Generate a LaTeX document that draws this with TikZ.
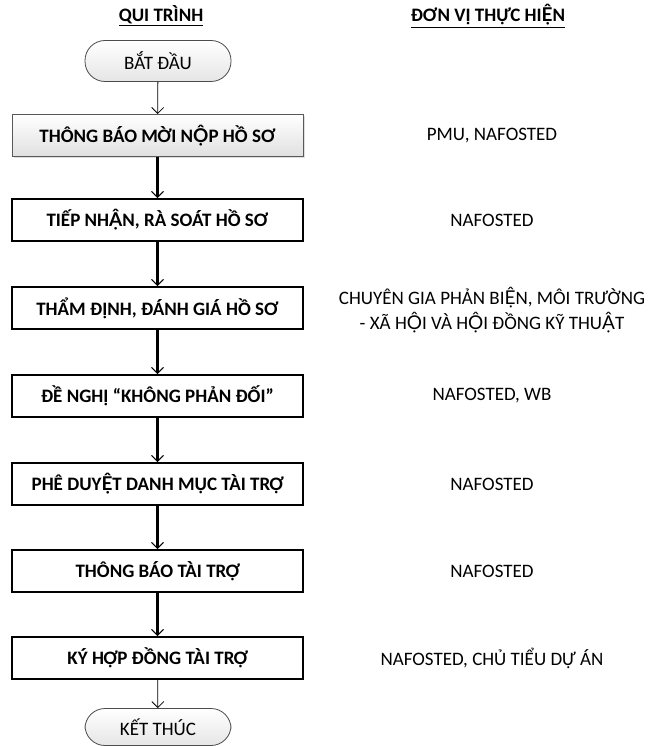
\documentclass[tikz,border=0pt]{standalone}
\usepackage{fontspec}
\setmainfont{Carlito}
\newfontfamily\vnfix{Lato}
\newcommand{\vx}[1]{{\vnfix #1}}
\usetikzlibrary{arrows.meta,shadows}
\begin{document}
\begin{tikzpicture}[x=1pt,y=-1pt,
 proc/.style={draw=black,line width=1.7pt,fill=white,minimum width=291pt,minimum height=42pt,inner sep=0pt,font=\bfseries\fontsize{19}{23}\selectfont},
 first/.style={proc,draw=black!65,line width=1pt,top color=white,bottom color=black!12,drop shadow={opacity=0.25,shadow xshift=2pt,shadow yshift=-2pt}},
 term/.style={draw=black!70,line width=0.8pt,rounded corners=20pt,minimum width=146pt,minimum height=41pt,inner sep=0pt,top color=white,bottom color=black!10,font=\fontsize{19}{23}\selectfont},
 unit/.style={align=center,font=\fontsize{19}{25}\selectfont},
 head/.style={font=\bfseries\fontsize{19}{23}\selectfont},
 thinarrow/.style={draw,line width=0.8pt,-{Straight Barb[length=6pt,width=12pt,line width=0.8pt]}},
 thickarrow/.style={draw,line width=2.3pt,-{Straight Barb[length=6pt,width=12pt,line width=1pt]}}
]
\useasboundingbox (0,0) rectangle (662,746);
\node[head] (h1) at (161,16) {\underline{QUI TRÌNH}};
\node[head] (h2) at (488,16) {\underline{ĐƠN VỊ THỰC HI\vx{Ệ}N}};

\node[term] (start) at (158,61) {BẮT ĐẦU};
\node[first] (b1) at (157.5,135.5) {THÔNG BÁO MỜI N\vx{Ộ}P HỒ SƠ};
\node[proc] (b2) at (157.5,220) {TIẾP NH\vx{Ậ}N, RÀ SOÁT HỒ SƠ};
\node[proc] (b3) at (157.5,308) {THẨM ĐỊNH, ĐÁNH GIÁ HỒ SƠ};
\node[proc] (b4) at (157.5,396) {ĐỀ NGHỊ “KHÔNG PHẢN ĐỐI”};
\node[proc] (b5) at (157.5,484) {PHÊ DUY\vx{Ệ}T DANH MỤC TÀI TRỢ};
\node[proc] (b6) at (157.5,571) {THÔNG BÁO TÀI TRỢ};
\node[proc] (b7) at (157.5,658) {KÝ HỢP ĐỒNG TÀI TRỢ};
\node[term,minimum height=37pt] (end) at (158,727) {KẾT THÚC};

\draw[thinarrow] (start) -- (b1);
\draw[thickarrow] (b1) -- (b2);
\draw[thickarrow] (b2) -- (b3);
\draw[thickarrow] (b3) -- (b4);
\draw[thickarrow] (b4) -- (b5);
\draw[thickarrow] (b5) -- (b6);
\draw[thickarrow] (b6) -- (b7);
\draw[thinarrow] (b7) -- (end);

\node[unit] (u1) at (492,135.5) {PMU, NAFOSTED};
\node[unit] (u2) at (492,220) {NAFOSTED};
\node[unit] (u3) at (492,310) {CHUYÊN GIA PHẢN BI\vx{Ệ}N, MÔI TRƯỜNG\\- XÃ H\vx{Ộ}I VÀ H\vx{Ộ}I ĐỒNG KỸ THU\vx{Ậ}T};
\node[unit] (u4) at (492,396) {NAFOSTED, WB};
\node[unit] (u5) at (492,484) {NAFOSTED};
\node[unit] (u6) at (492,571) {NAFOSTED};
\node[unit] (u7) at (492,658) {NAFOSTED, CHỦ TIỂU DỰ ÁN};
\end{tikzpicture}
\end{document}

# # # #

INSTRUCTIONS FOR THE TASK
Repeat, word for word and with no pictures, only the lines running from the beginning of the data to the line that contains "(b7) -- (end);".

RESPONSE TO THE EXERCISE
Generate a LaTeX document that draws this with TikZ.
\documentclass[tikz,border=0pt]{standalone}
\usepackage{fontspec}
\setmainfont{Carlito}
\newfontfamily\vnfix{Lato}
\newcommand{\vx}[1]{{\vnfix #1}}
\usetikzlibrary{arrows.meta,shadows}
\begin{document}
\begin{tikzpicture}[x=1pt,y=-1pt,
 proc/.style={draw=black,line width=1.7pt,fill=white,minimum width=291pt,minimum height=42pt,inner sep=0pt,font=\bfseries\fontsize{19}{23}\selectfont},
 first/.style={proc,draw=black!65,line width=1pt,top color=white,bottom color=black!12,drop shadow={opacity=0.25,shadow xshift=2pt,shadow yshift=-2pt}},
 term/.style={draw=black!70,line width=0.8pt,rounded corners=20pt,minimum width=146pt,minimum height=41pt,inner sep=0pt,top color=white,bottom color=black!10,font=\fontsize{19}{23}\selectfont},
 unit/.style={align=center,font=\fontsize{19}{25}\selectfont},
 head/.style={font=\bfseries\fontsize{19}{23}\selectfont},
 thinarrow/.style={draw,line width=0.8pt,-{Straight Barb[length=6pt,width=12pt,line width=0.8pt]}},
 thickarrow/.style={draw,line width=2.3pt,-{Straight Barb[length=6pt,width=12pt,line width=1pt]}}
]
\useasboundingbox (0,0) rectangle (662,746);
\node[head] (h1) at (161,16) {\underline{QUI TRÌNH}};
\node[head] (h2) at (488,16) {\underline{ĐƠN VỊ THỰC HI\vx{Ệ}N}};

\node[term] (start) at (158,61) {BẮT ĐẦU};
\node[first] (b1) at (157.5,135.5) {THÔNG BÁO MỜI N\vx{Ộ}P HỒ SƠ};
\node[proc] (b2) at (157.5,220) {TIẾP NH\vx{Ậ}N, RÀ SOÁT HỒ SƠ};
\node[proc] (b3) at (157.5,308) {THẨM ĐỊNH, ĐÁNH GIÁ HỒ SƠ};
\node[proc] (b4) at (157.5,396) {ĐỀ NGHỊ “KHÔNG PHẢN ĐỐI”};
\node[proc] (b5) at (157.5,484) {PHÊ DUY\vx{Ệ}T DANH MỤC TÀI TRỢ};
\node[proc] (b6) at (157.5,571) {THÔNG BÁO TÀI TRỢ};
\node[proc] (b7) at (157.5,658) {KÝ HỢP ĐỒNG TÀI TRỢ};
\node[term,minimum height=37pt] (end) at (158,727) {KẾT THÚC};

\draw[thinarrow] (start) -- (b1);
\draw[thickarrow] (b1) -- (b2);
\draw[thickarrow] (b2) -- (b3);
\draw[thickarrow] (b3) -- (b4);
\draw[thickarrow] (b4) -- (b5);
\draw[thickarrow] (b5) -- (b6);
\draw[thickarrow] (b6) -- (b7);
\draw[thinarrow] (b7) -- (end);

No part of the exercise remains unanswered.